Eine Feindbildnot in blau und rot…
…offenbart nun der EMD-Appell, welcher nach der peinlichen «Arbeitlosenübung» an die Kommandanten der grossen Verbände ging: In Übungsanlagen für subsidiäre Sicherheitseinsätze dürften Angreifer niemals personifiziert beschrieben oder sozialen Gruppen zugeordnet werden, sodass sich niemand desavouiert vorkommen könne. Zurück also zu alten Manöver-Zeiten, wo der Feind noch mit einer Farbe bezeichnet wurde? Immerhin war auch dies nur eine versteckte Form der Personifizierung, wurde doch für den BöFei zur Zeit des kalten Krieges meist die Farbe rot gewählt, nicht etwa braun oder blau.
Der EMD-Appell an die Kommandanten, wonach sich niemand als «Angreifer» desavouiert vorkommen dürfe, mag PR-mässig klug gewesen sein – er löst aber nicht das Feindbildproblem der Armee. Wozu denn soll sie, positiv umschrieben, da sein? Damit blau gegen rot siegt?
Gewehre, Kanonen, Flugzeuge, überhaupt ihre ganze Ausrüstung und ihre Arbeitsweise sind derart, dass die Feinde Menschen sein müssen. Die Armee lässt es sich, wie die Übung vom 7. Juni 1996 zeigt, nicht nehmen, ihre Feinde zu personifizieren. Nicht nur wurden die angreifenden Markeure als Arbeitslose deklariert, die um ihre Rechte kämpften. Sie wurden bewusst aus denjenigen Soldaten rekrutiert, welche lange Haare trugen. Wie überflüssig ist doch eine Armee, die auf das Feindbild des langhaarigen Arbeitslosen zurückgreifen muss! Die Kanonen sind für die Spatzen, die Milliarden für die Katze!
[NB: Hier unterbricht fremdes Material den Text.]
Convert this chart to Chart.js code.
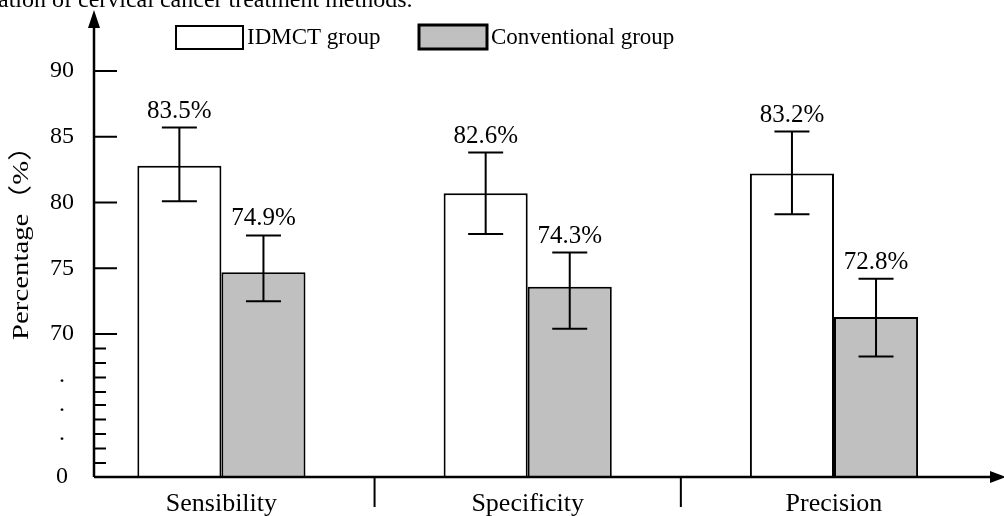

Schlagstöcke und Handschellen…
…sollen deshalb ein neues Armeezeitalter einläuten. Wo ausserhalb der Landesgrenzen weit und breit kein Feind mehr zu sehen ist, müssen Ersatzfeinde im Inneren gesucht werden – eine neue Variante der Salami-Taktik: Die Schweizer Wurst, um die es früher bei der «Landesverteidigung» ging, muss in Scheiben geschnitten werden, um die Armee noch zu rechtfertigen. Während die Welt um sie herum zum Dorf schrumpft, greift die kleine Schweiz zum Mikroskop und will ihre 24 neuformierten Territorialregimenter als kantonale Truppen auf neugebildete Feinde im Innern losgehen lassen, beispielsweise auf demonstrierende Arbeitslose oder ArmeekritikerInnen. Und am Buurezmorge-Tisch der SVP werden weitere Salamischeiben zu Feindbildern: Lesben und Schwule, Asylsuchende, Drogensüchtige und sonstige «Randgruppen».
Möglichst unter Ausschluss der Öffentlichkeit will das EMD nun Teile der Territorialeinheiten mit Schlagstöcken, Handschellen und Tränengas ausrüsten. In Sachen Bürgernähe hat die Schweizer Milizarmee offenbar grosses vor.